夜見ヶ浜人の再発見

 NHK地上波の『イマサラ調べてみた件』で、「日本最古の人骨」として「夜見ヶ浜人」が取り上げられました。「夜見ヶ浜人」とは、鳥取県境港市で1969年に発見された左側下顎骨です。当時、材木工場の現場があり、6mほど穴を掘ったところでこの下顎骨が見つかったそうです。この下顎骨の発見者は、農閑期の出稼ぎに来ており、貝殻と化石の収集を趣味としていた錦織文英氏でした。そうした人がこの工事現場に来ていたのは幸運だった、と言えるでしょう。錦織氏はこの下顎骨を早大教授の直良信夫氏に渡し、直良氏が研究成果を発表したものの、学術誌では発表しなかったこともあり、さほど注目されず、この下顎骨はさらに詳細な研究のため東大に送られ、1985年に東大から早大に返還されて以降、行方不明になっていたそうです。

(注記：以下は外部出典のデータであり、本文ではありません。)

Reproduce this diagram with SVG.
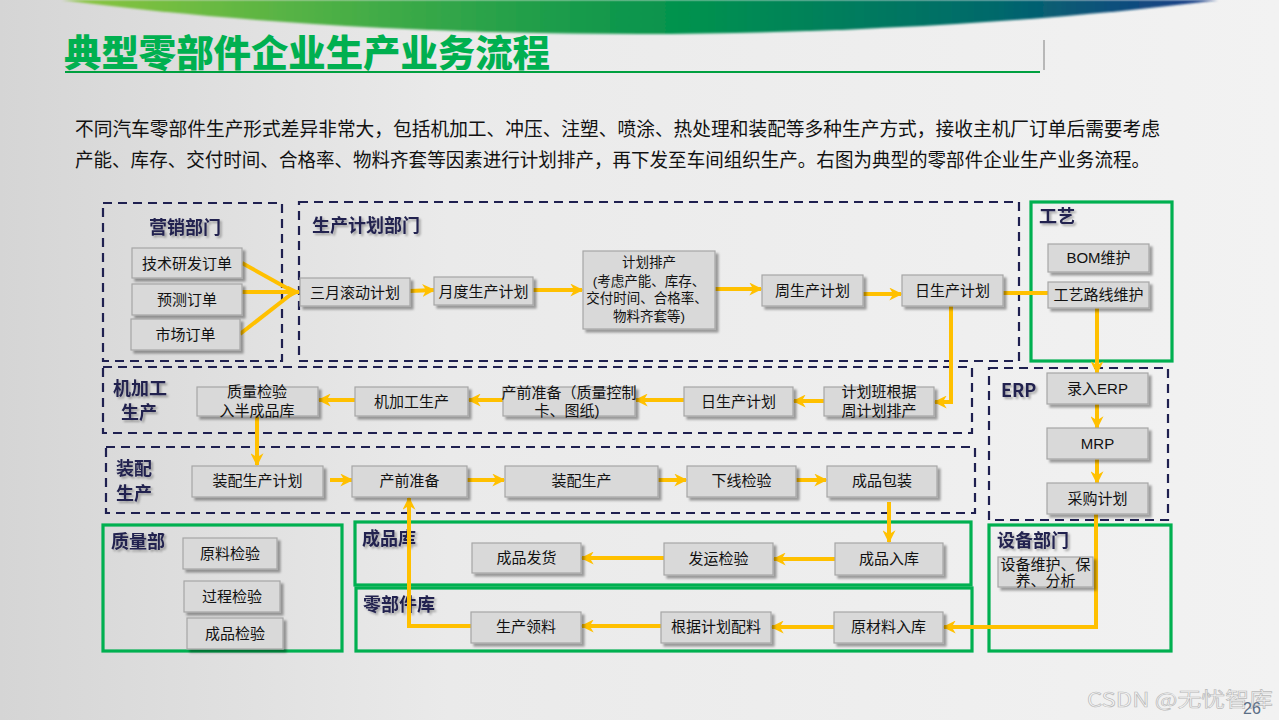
<svg xmlns="http://www.w3.org/2000/svg" width="1279" height="720" viewBox="0 0 1279 720">
<defs>
<linearGradient id="bg" x1="0" y1="0" x2="1" y2="0">
<stop offset="0" stop-color="#d5d5d5"/>
<stop offset="0.35" stop-color="#eaeaea"/>
<stop offset="1" stop-color="#f2f2f2"/>
</linearGradient>
<linearGradient id="band" x1="0" y1="0" x2="1" y2="0">
<stop offset="0" stop-color="#8dc63f"/>
<stop offset="0.3" stop-color="#3aa947"/>
<stop offset="0.55" stop-color="#00914f"/>
<stop offset="0.8" stop-color="#006a6a"/>
<stop offset="1" stop-color="#1b3a8a"/>
</linearGradient>
<filter id="blur" x="-5%" y="-50%" width="110%" height="200%"><feGaussianBlur stdDeviation="1.2"/></filter>
<filter id="sh" x="-10%" y="-10%" width="130%" height="140%"><feDropShadow dx="3" dy="3" stdDeviation="1.2" flood-color="#000" flood-opacity="0.35"/></filter>
<filter id="tsh" x="-10%" y="-20%" width="130%" height="150%"><feDropShadow dx="2" dy="2" stdDeviation="1" flood-color="#000" flood-opacity="0.3"/></filter>
<marker id="arr" viewBox="0 0 10 10" refX="9" refY="5" markerWidth="13" markerHeight="13" markerUnits="userSpaceOnUse" orient="auto">
<path d="M0,0 L10,5 L0,10 L3,5 Z" fill="#ffc000"/>
</marker>
<style>
.box{fill:#d9d9d9;stroke:#a6a6a6;stroke-width:1.2;filter:url(#sh)}
.t{font-family:"Liberation Sans","Noto Sans CJK SC",sans-serif;font-size:15px;fill:#111;text-anchor:middle;dominant-baseline:central}
.ts{font-size:13.5px}
.dash{fill:none;stroke:#1f2050;stroke-width:2.2;stroke-dasharray:9 6}
.grn{fill:none;stroke:#00b050;stroke-width:3.2}
.gt{font-family:"Noto Sans CJK SC",sans-serif;font-size:18px;font-weight:bold;fill:#23234f;filter:url(#tsh)}
.c{fill:none;stroke:#ffc000;stroke-width:4}
.ca{fill:none;stroke:#ffc000;stroke-width:4;marker-end:url(#arr)}
.para{font-family:"Noto Sans CJK SC",sans-serif;font-size:19px;fill:#111}
</style>
</defs>
<rect width="1279" height="720" fill="url(#bg)"/>
<path d="M62,0 L1218,0 C1050,22 820,34 640,34 C430,34 230,22 62,0 Z" fill="url(#band)" filter="url(#blur)"/>
<text x="64" y="67" font-family="'Noto Sans CJK SC',sans-serif" font-size="37" font-weight="900" fill="#00b050" textLength="486" lengthAdjust="spacingAndGlyphs">典型零部件企业生产业务流程</text>
<line x1="65" y1="72" x2="1040" y2="72" stroke="#00a040" stroke-width="2"/>
<line x1="1044" y1="40" x2="1044" y2="70" stroke="#808080" stroke-width="1"/>
<text class="para" x="75" y="136" textLength="1085" lengthAdjust="spacingAndGlyphs">不同汽车零部件生产形式差异非常大，包括机加工、冲压、注塑、喷涂、热处理和装配等多种生产方式，接收主机厂订单后需要考虑</text>
<text class="para" x="75" y="167" textLength="1075" lengthAdjust="spacingAndGlyphs">产能、库存、交付时间、合格率、物料齐套等因素进行计划排产，再下发至车间组织生产。右图为典型的零部件企业生产业务流程。</text>

<g id="grp-marketing"><rect class="dash" x="103" y="203" width="179" height="158"/><text class="gt" x="149" y="234">营销部门</text></g>
<g id="grp-planning"><rect class="dash" x="299" y="202" width="720" height="159"/><text class="gt" x="312" y="232">生产计划部门</text></g>
<g id="grp-process"><rect class="grn" x="1031" y="202" width="141" height="159"/><text class="gt" x="1039" y="223">工艺</text></g>
<g id="grp-erp"><rect class="dash" x="989" y="368" width="179" height="152"/><text class="gt" x="1001" y="397">ERP</text></g>
<g id="grp-machining"><rect class="dash" x="103" y="367" width="869" height="66"/><text class="gt" x="113" y="395" font-size="19px">机加工</text><text class="gt" x="121" y="419" font-size="19px">生产</text></g>
<g id="grp-assembly"><rect class="dash" x="106" y="447" width="869" height="66"/><text class="gt" x="116" y="475" font-size="19px">装配</text><text class="gt" x="116" y="500" font-size="19px">生产</text></g>
<g id="grp-quality"><rect class="grn" x="103" y="525" width="239" height="126"/><text class="gt" x="111" y="548">质量部</text></g>
<g id="grp-fgstore"><rect class="grn" x="355" y="522" width="616" height="63"/><text class="gt" x="362" y="545">成品库</text></g>
<g id="grp-partstore"><rect class="grn" x="356" y="588" width="616" height="63"/><text class="gt" x="363" y="611">零部件库</text></g>
<g id="grp-equipment"><rect class="grn" x="989" y="525" width="182" height="126"/><text class="gt" x="997" y="547">设备部门</text></g>

<g id="connectors">
<line class="c" x1="242" y1="263" x2="294" y2="292"/>
<line class="ca" x1="242" y1="292" x2="299" y2="292"/>
<line class="c" x1="240" y1="334" x2="294" y2="292"/>
<line class="ca" x1="410" y1="291" x2="434" y2="290"/>
<line class="ca" x1="533" y1="290" x2="582" y2="290"/>
<line class="ca" x1="715" y1="289" x2="761" y2="289"/>
<line class="ca" x1="863" y1="294" x2="901" y2="294"/>
<line class="c" x1="1003" y1="293" x2="1048" y2="293"/>
<polyline class="ca" points="951,306 951,402 935,402"/>
<line class="ca" x1="1097" y1="308" x2="1097" y2="373"/>
<line class="ca" x1="1097" y1="404" x2="1097" y2="428"/>
<line class="ca" x1="1097" y1="459" x2="1097" y2="483"/>
<polyline class="ca" points="1096,514 1096,627 944,627"/>
<line class="ca" x1="824" y1="401" x2="794" y2="401"/>
<line class="ca" x1="684" y1="400" x2="636" y2="400"/>
<line class="ca" x1="503" y1="400" x2="469" y2="400"/>
<line class="ca" x1="355" y1="400" x2="319" y2="400"/>
<line class="ca" x1="257" y1="416" x2="257" y2="465"/>
<line class="ca" x1="330" y1="480" x2="352" y2="480"/>
<line class="ca" x1="467" y1="480" x2="504" y2="480"/>
<line class="ca" x1="658" y1="480" x2="686" y2="480"/>
<line class="ca" x1="796" y1="480" x2="826" y2="480"/>
<line class="ca" x1="889" y1="502" x2="889" y2="542"/>
<line class="ca" x1="835" y1="559" x2="774" y2="559"/>
<line class="ca" x1="664" y1="558" x2="582" y2="558"/>
<line class="ca" x1="834" y1="627" x2="772" y2="627"/>
<line class="ca" x1="661" y1="626" x2="582" y2="626"/>
<polyline class="ca" points="471,626 409,626 409,498"/>
</g>

<g id="n-tech"><rect class="box" x="132" y="248" width="110" height="30"/><text class="t" x="187" y="263">技术研发订单</text></g>
<g id="n-forecast"><rect class="box" x="132" y="284" width="110" height="31"/><text class="t" x="187" y="299.5">预测订单</text></g>
<g id="n-market"><rect class="box" x="131" y="319" width="109" height="31"/><text class="t" x="185.5" y="334.5">市场订单</text></g>
<g id="n-3month"><rect class="box" x="300" y="278" width="110" height="28"/><text class="t" x="355" y="292">三月滚动计划</text></g>
<g id="n-monthly"><rect class="box" x="434" y="277" width="99" height="28"/><text class="t" x="483.5" y="291">月度生产计划</text></g>
<g id="n-schedule"><rect class="box" x="583" y="251" width="132" height="78"/><text class="t ts" x="649" y="262">计划排产</text><text class="t ts" x="649" y="281">(考虑产能、库存、</text><text class="t ts" x="647" y="298">交付时间、合格率、</text><text class="t ts" x="649" y="316">物料齐套等)</text></g>
<g id="n-weekly"><rect class="box" x="762" y="275" width="101" height="31"/><text class="t" x="812.5" y="290.5">周生产计划</text></g>
<g id="n-daily1"><rect class="box" x="902" y="275" width="101" height="31"/><text class="t" x="952.5" y="290.5">日生产计划</text></g>
<g id="n-bom"><rect class="box" x="1048" y="244" width="101" height="28"/><text class="t" x="1098.5" y="257">BOM维护</text></g>
<g id="n-route"><rect class="box" x="1048" y="282" width="101" height="26"/><text class="t" x="1098.5" y="294">工艺路线维护</text></g>
<g id="n-erpin"><rect class="box" x="1047" y="373" width="101" height="31"/><text class="t" x="1097.5" y="388">录入ERP</text></g>
<g id="n-mrp"><rect class="box" x="1047" y="428" width="101" height="31"/><text class="t" x="1097.5" y="443">MRP</text></g>
<g id="n-purchase"><rect class="box" x="1047" y="483" width="101" height="31"/><text class="t" x="1097.5" y="498">采购计划</text></g>
<g id="n-qcsemi"><rect class="box" x="197" y="387" width="121" height="29"/><text class="t" x="257" y="391">质量检验</text><text class="t" x="257" y="410">入半成品库</text></g>
<g id="n-machine"><rect class="box" x="355" y="387" width="113" height="29"/><text class="t" x="411.5" y="401">机加工生产</text></g>
<g id="n-prep1"><rect class="box" x="503" y="387" width="132" height="29"/><text class="t" x="569" y="392">产前准备（质量控制</text><text class="t" x="567" y="410">卡、图纸)</text></g>
<g id="n-daily2"><rect class="box" x="684" y="387" width="109" height="29"/><text class="t" x="738.5" y="401">日生产计划</text></g>
<g id="n-shift"><rect class="box" x="824" y="387" width="110" height="29"/><text class="t" x="879" y="391">计划班根据</text><text class="t" x="879" y="410">周计划排产</text></g>
<g id="n-asmplan"><rect class="box" x="192" y="466" width="131" height="31"/><text class="t" x="257.5" y="480">装配生产计划</text></g>
<g id="n-prep2"><rect class="box" x="352" y="466" width="115" height="31"/><text class="t" x="409.5" y="480">产前准备</text></g>
<g id="n-asm"><rect class="box" x="505" y="466" width="153" height="31"/><text class="t" x="581.5" y="480">装配生产</text></g>
<g id="n-lineqc"><rect class="box" x="687" y="466" width="109" height="31"/><text class="t" x="741.5" y="480">下线检验</text></g>
<g id="n-pack"><rect class="box" x="827" y="466" width="110" height="31"/><text class="t" x="882" y="480">成品包装</text></g>
<g id="n-rawqc"><rect class="box" x="183" y="538" width="94" height="31"/><text class="t" x="230" y="553">原料检验</text></g>
<g id="n-procqc"><rect class="box" x="184" y="581" width="96" height="31"/><text class="t" x="232" y="596">过程检验</text></g>
<g id="n-fgqc"><rect class="box" x="187" y="618" width="96" height="31"/><text class="t" x="235" y="633">成品检验</text></g>
<g id="n-ship"><rect class="box" x="472" y="543" width="109" height="30"/><text class="t" x="526.5" y="557">成品发货</text></g>
<g id="n-shipqc"><rect class="box" x="664" y="543" width="109" height="32"/><text class="t" x="718.5" y="558">发运检验</text></g>
<g id="n-fgin"><rect class="box" x="835" y="543" width="108" height="32"/><text class="t" x="889" y="558">成品入库</text></g>
<g id="n-pick"><rect class="box" x="471" y="612" width="110" height="31"/><text class="t" x="526" y="626">生产领料</text></g>
<g id="n-kit"><rect class="box" x="661" y="612" width="110" height="31"/><text class="t" x="716" y="626">根据计划配料</text></g>
<g id="n-rawin"><rect class="box" x="834" y="612" width="109" height="31"/><text class="t" x="888.5" y="626">原材料入库</text></g>
<g id="n-equip"><rect class="box" x="998" y="557" width="95" height="30"/><text class="t" x="1045.5" y="564">设备维护、保</text><text class="t" x="1045.5" y="580">养、分析</text></g>

<text x="1087" y="707" font-family="'Noto Sans CJK SC',sans-serif" font-size="20" fill="#f4f4f4" stroke="#b8b8b8" stroke-width="0.6" textLength="186" lengthAdjust="spacingAndGlyphs">CSDN @无忧智库</text>
<text x="1243" y="714" font-family="'Liberation Sans',sans-serif" font-size="16" fill="#5b6e86">26</text>
</svg>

 この下顎骨の存在を知った郷土史家で伯耆文化研究会会長の根平雄一郎氏が行方を18年にわたって追いかけ、ついには著書も刊行しました。根平氏はさらに、インターネットでも情報を募り、著書刊行後すぐの今年(2024年)4月に、早大の考古学研究室で仔の下顎骨が見つかったそうです。この経緯は、今年読売新聞でも報道されており、読んだはずですが、すっかり記憶から抜けていて、これも加齢のためだろうか、とやや憂鬱な気分になりました。直良氏と親交のあった春成秀爾氏は再発見前にこの下顎骨を直接見ており、化石化が進んでいたことから、更新世の人類遺骸だと確信していたそうです。

 この左側下顎骨には歯が2点残っており、DNA解析も含めて今後の研究がたいへん楽しみです。直良氏は、この左側下顎骨は華奢なことから女性ものもで、年代は5万~2万年前頃と考えていました。春成氏によると、この左側下顎骨は縄文時代より明らかに古いとのことで、日本列島、とくに本州・四国・九州とそのごく近隣の島々を中心とする「本土」ではひじょうに貴重な更新世の人類遺骸となりそうです。もしこの左側下顎骨の年代が更新世だとしたら、4万年前頃に近い場合は、現代日本人や「縄文人」とは遺伝的につながっていないかもしれず、2万年前頃以降だとしたら、「縄文人」の主要な祖先集団(の一部)である可能性も考えられ、DNA解析の成功を強く願っています。ただ、DNA解析に成功しなかったとしても、その他に重要な情報が得られるのではないか、と期待されます。